Yeah, I know, I'm a good three days late. Whenever it comes to writing about major events, this always seems to happen...
I digress. In case anyone wasn't already aware, Aaron Swartz committed suicide a few days ago, at 26 years old. I was only passingly familiar with his work and his ideas, despite the connection that I had to his family (one which I won't describe in detail, in keeping with my tradition of not discussing personal matters in this forum). Indeed, I don't feel informed enough even to provide a summary of his life; I would encourage people to follow the link to the Wired article for that.
Although, given some of the things I have found online in the wake of this tragic loss, I can safely say that I can add one more person to the list of people with whom I would love to meet and talk to in person... or rather, the subset of that list that is made up of the people for which that will never again be possible.
I am too late to discuss his ideas with him in person, but thanks to the Internet which he valued so highly, I have been able to read (some of) those ideas now. And more importantly, I've re-read the things that I've written - about SOPA when that was being considered, about Megaupload when that site was taken down, about the ways the American community watches anime.
I do believe that some of those ideas still stand.
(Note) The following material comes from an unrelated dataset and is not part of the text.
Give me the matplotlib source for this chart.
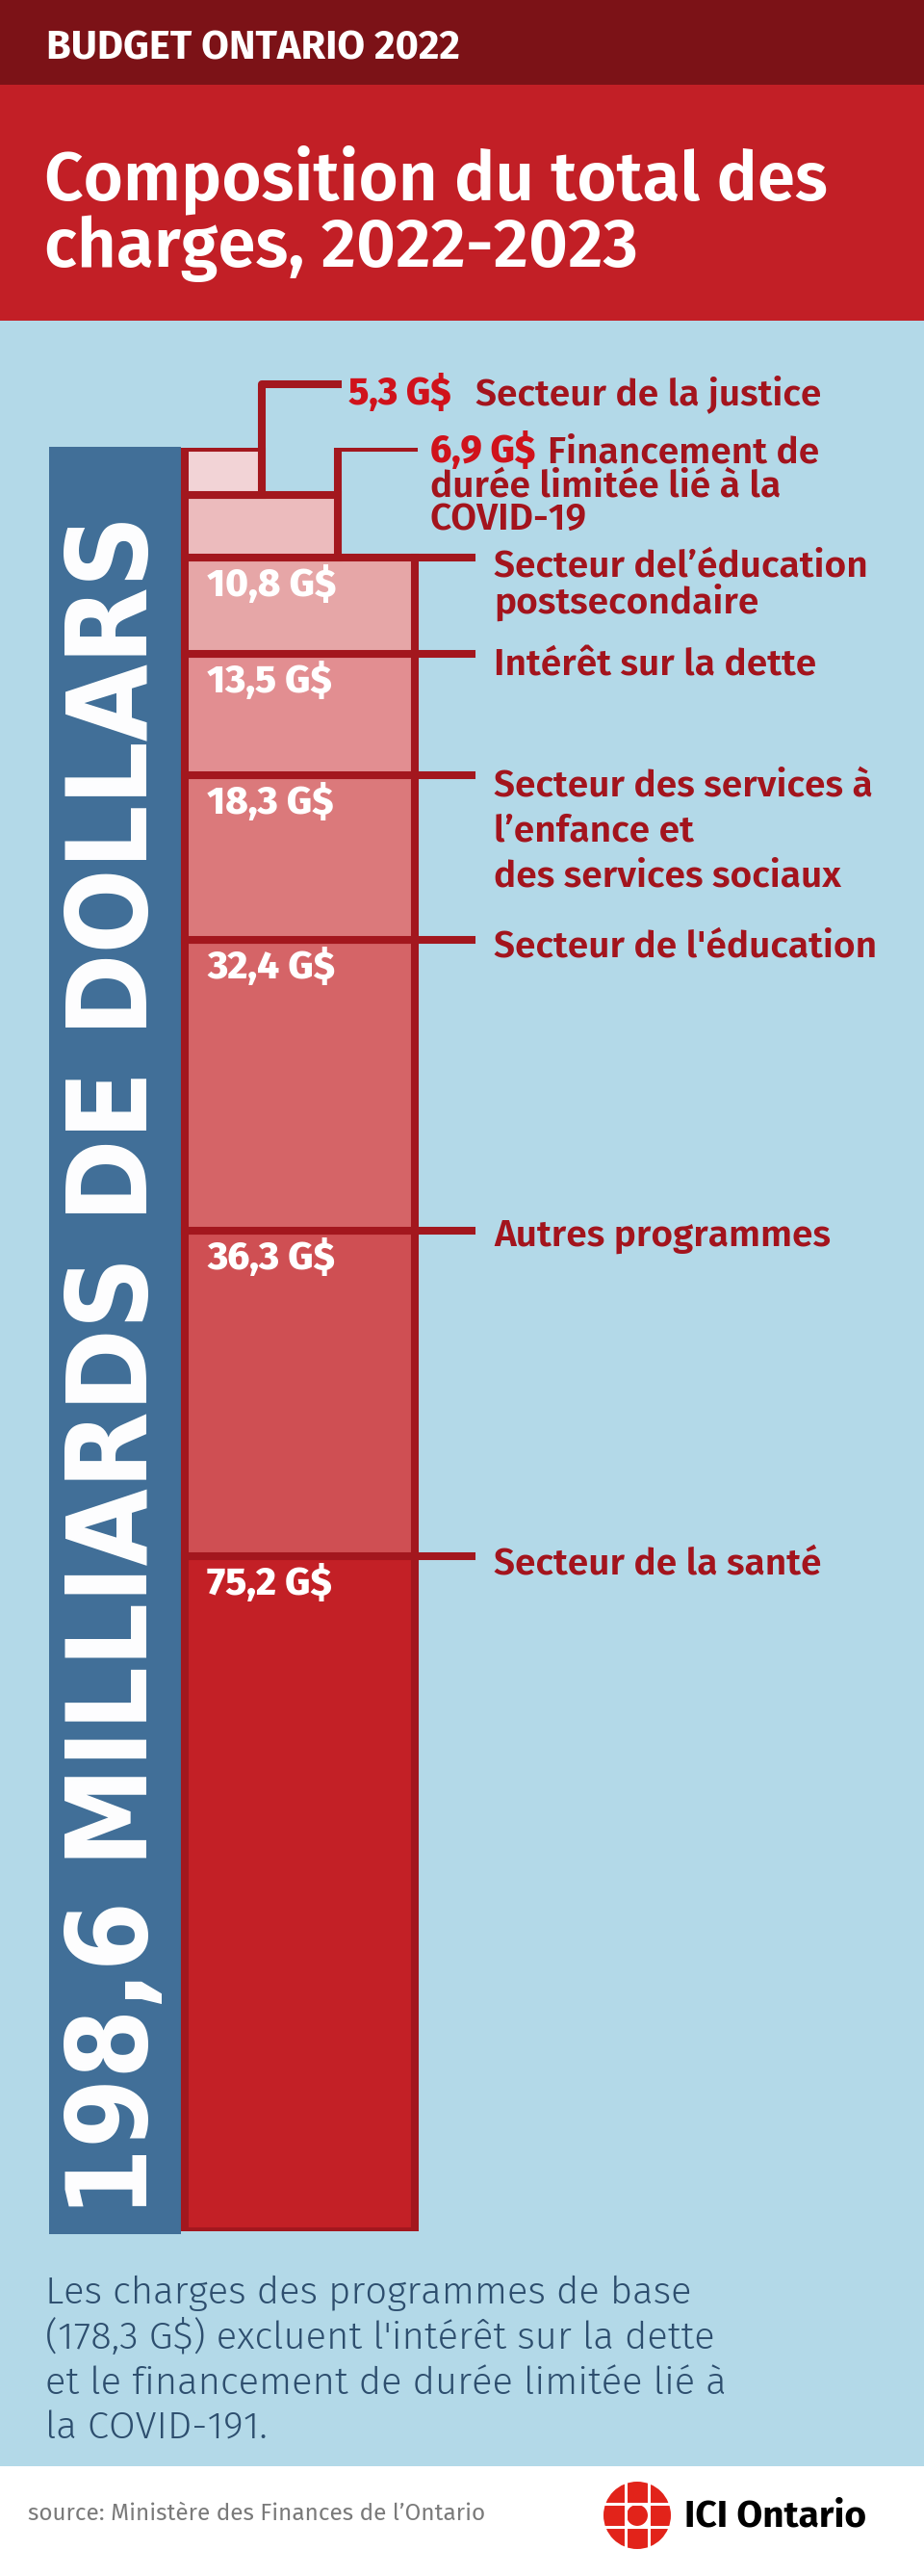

I believe that content creators should have the right to determine how their work is shared with others, whether that be posting to the Internet under a Creative Commons license or a DVD collection that costs a staggering three hundred and seventy dollars.
And yet, focusing on that (as I have done in the past) has caused me, in some major ways, to be guilty of missing the point to an almost staggering degree. Re-reading what I've written and what Aaron Swartz has argued for in the past has forced a rethinking of my own thoughts on these issues. Indeed, forced a rethinking on how I reacted to the "crime" which played a major role in this saga, Aaron's downloading of multiple different articles from JSTOR and his intention to make them widely available, although that reaction is one that I never discussed publicly.
To an extent, those reactions have been shaped by my concern over the way society functions now. My desire to play by the rules, and a personality that considers intentionally breaking the rules to be usually unjustifiable. This, then, was my failing: to discuss the issue as if the rules we play under today were inviolable. As if society cannot change. It is a failing that is all the more unbelievable considering the way I react to "society can't change" when the subject is misogyny. A failing that is frankly absurd considering that the rules in question, that led to federal prosecution for his actions, are ones that need to change.
Let this mea culpa, then, stand as my personal tribute to Aaron Swartz. If it were possible, I would beg his forgiveness, in that it had to come to this before I gave his ideas the attention they deserved... and I will work to ensure that I do not continue in the errors that have characterized my thinking on these issues.
My condolences go out to his family and friends, and I would encourage people to visit the memorial website that they have set up in his memory.
May you rest in peace, Aaron Swartz, knowing that your work will not go unfinished.